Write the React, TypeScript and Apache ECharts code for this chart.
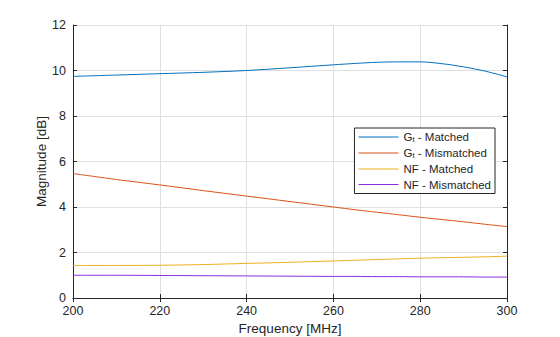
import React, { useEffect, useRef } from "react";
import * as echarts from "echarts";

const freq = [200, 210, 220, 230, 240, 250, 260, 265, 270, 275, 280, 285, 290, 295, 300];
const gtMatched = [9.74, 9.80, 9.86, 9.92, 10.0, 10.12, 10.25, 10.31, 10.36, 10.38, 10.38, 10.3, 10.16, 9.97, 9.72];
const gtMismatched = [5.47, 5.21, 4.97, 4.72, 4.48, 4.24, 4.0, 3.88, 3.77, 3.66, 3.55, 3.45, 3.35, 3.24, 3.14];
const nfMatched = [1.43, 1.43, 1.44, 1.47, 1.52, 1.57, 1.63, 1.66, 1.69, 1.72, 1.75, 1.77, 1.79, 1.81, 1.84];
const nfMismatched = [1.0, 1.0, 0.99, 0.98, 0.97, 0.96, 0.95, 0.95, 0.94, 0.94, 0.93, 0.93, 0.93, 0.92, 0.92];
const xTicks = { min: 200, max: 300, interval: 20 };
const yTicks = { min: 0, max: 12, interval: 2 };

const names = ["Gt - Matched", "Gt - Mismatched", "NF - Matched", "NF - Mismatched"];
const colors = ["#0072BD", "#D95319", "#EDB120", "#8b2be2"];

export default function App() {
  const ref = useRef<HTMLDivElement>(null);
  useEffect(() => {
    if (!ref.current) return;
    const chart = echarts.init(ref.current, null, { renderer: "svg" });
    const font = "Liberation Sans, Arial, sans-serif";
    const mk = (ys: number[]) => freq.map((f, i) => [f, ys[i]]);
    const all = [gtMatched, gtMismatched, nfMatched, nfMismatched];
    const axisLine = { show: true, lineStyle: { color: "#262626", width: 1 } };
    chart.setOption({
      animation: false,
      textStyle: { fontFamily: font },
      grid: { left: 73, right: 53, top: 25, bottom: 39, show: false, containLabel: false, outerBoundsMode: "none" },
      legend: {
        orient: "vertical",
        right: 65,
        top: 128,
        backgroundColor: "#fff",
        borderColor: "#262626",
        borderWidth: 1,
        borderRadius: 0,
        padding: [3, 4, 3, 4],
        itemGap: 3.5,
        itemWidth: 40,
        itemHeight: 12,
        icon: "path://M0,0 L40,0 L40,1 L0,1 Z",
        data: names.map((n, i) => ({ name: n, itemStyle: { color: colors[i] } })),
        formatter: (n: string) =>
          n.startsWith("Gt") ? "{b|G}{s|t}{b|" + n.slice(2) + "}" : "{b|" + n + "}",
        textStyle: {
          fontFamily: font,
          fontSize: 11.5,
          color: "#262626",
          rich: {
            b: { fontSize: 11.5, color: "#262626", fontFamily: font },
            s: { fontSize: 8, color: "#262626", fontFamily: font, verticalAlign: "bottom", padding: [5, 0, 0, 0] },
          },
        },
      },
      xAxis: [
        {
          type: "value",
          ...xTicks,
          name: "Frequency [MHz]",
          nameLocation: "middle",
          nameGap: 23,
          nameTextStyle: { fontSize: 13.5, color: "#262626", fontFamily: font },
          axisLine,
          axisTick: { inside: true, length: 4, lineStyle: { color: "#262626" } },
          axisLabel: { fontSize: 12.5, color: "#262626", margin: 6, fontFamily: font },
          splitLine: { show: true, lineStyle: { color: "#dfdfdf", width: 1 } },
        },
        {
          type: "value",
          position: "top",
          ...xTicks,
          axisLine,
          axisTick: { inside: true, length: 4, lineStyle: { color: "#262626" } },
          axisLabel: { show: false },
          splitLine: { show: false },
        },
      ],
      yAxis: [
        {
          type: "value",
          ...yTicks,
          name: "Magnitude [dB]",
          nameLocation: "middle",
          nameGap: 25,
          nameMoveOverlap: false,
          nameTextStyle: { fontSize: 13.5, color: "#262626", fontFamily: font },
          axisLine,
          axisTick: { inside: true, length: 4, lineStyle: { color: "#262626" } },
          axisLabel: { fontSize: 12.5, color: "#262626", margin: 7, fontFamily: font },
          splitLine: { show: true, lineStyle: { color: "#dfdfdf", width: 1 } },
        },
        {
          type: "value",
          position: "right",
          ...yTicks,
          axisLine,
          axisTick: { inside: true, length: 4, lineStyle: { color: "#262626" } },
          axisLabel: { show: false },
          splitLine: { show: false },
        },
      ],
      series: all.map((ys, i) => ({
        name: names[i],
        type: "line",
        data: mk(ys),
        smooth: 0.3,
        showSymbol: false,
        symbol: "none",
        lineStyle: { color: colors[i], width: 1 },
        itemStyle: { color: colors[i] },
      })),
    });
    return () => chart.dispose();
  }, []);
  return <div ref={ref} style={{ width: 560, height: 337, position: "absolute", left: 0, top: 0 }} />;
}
════════════════
§ **JOB**
Give an exact reproduction of every line, leaving out any picture.

§ **ANSWER**
Write the React, TypeScript and Apache ECharts code for this chart.
import React, { useEffect, useRef } from "react";
import * as echarts from "echarts";

const freq = [200, 210, 220, 230, 240, 250, 260, 265, 270, 275, 280, 285, 290, 295, 300];
const gtMatched = [9.74, 9.80, 9.86, 9.92, 10.0, 10.12, 10.25, 10.31, 10.36, 10.38, 10.38, 10.3, 10.16, 9.97, 9.72];
const gtMismatched = [5.47, 5.21, 4.97, 4.72, 4.48, 4.24, 4.0, 3.88, 3.77, 3.66, 3.55, 3.45, 3.35, 3.24, 3.14];
const nfMatched = [1.43, 1.43, 1.44, 1.47, 1.52, 1.57, 1.63, 1.66, 1.69, 1.72, 1.75, 1.77, 1.79, 1.81, 1.84];
const nfMismatched = [1.0, 1.0, 0.99, 0.98, 0.97, 0.96, 0.95, 0.95, 0.94, 0.94, 0.93, 0.93, 0.93, 0.92, 0.92];
const xTicks = { min: 200, max: 300, interval: 20 };
const yTicks = { min: 0, max: 12, interval: 2 };

const names = ["Gt - Matched", "Gt - Mismatched", "NF - Matched", "NF - Mismatched"];
const colors = ["#0072BD", "#D95319", "#EDB120", "#8b2be2"];

export default function App() {
  const ref = useRef<HTMLDivElement>(null);
  useEffect(() => {
    if (!ref.current) return;
    const chart = echarts.init(ref.current, null, { renderer: "svg" });
    const font = "Liberation Sans, Arial, sans-serif";
    const mk = (ys: number[]) => freq.map((f, i) => [f, ys[i]]);
    const all = [gtMatched, gtMismatched, nfMatched, nfMismatched];
    const axisLine = { show: true, lineStyle: { color: "#262626", width: 1 } };
    chart.setOption({
      animation: false,
      textStyle: { fontFamily: font },
      grid: { left: 73, right: 53, top: 25, bottom: 39, show: false, containLabel: false, outerBoundsMode: "none" },
      legend: {
        orient: "vertical",
        right: 65,
        top: 128,
        backgroundColor: "#fff",
        borderColor: "#262626",
        borderWidth: 1,
        borderRadius: 0,
        padding: [3, 4, 3, 4],
        itemGap: 3.5,
        itemWidth: 40,
        itemHeight: 12,
        icon: "path://M0,0 L40,0 L40,1 L0,1 Z",
        data: names.map((n, i) => ({ name: n, itemStyle: { color: colors[i] } })),
        formatter: (n: string) =>
          n.startsWith("Gt") ? "{b|G}{s|t}{b|" + n.slice(2) + "}" : "{b|" + n + "}",
        textStyle: {
          fontFamily: font,
          fontSize: 11.5,
          color: "#262626",
          rich: {
            b: { fontSize: 11.5, color: "#262626", fontFamily: font },
            s: { fontSize: 8, color: "#262626", fontFamily: font, verticalAlign: "bottom", padding: [5, 0, 0, 0] },
          },
        },
      },
      xAxis: [
        {
          type: "value",
          ...xTicks,
          name: "Frequency [MHz]",
          nameLocation: "middle",
          nameGap: 23,
          nameTextStyle: { fontSize: 13.5, color: "#262626", fontFamily: font },
          axisLine,
          axisTick: { inside: true, length: 4, lineStyle: { color: "#262626" } },
          axisLabel: { fontSize: 12.5, color: "#262626", margin: 6, fontFamily: font },
          splitLine: { show: true, lineStyle: { color: "#dfdfdf", width: 1 } },
        },
        {
          type: "value",
          position: "top",
          ...xTicks,
          axisLine,
          axisTick: { inside: true, length: 4, lineStyle: { color: "#262626" } },
          axisLabel: { show: false },
          splitLine: { show: false },
        },
      ],
      yAxis: [
        {
          type: "value",
          ...yTicks,
          name: "Magnitude [dB]",
          nameLocation: "middle",
          nameGap: 25,
          nameMoveOverlap: false,
          nameTextStyle: { fontSize: 13.5, color: "#262626", fontFamily: font },
          axisLine,
          axisTick: { inside: true, length: 4, lineStyle: { color: "#262626" } },
          axisLabel: { fontSize: 12.5, color: "#262626", margin: 7, fontFamily: font },
          splitLine: { show: true, lineStyle: { color: "#dfdfdf", width: 1 } },
        },
        {
          type: "value",
          position: "right",
          ...yTicks,
          axisLine,
          axisTick: { inside: true, length: 4, lineStyle: { color: "#262626" } },
          axisLabel: { show: false },
          splitLine: { show: false },
        },
      ],
      series: all.map((ys, i) => ({
        name: names[i],
        type: "line",
        data: mk(ys),
        smooth: 0.3,
        showSymbol: false,
        symbol: "none",
        lineStyle: { color: colors[i], width: 1 },
        itemStyle: { color: colors[i] },
      })),
    });
    return () => chart.dispose();
  }, []);
  return <div ref={ref} style={{ width: 560, height: 337, position: "absolute", left: 0, top: 0 }} />;
}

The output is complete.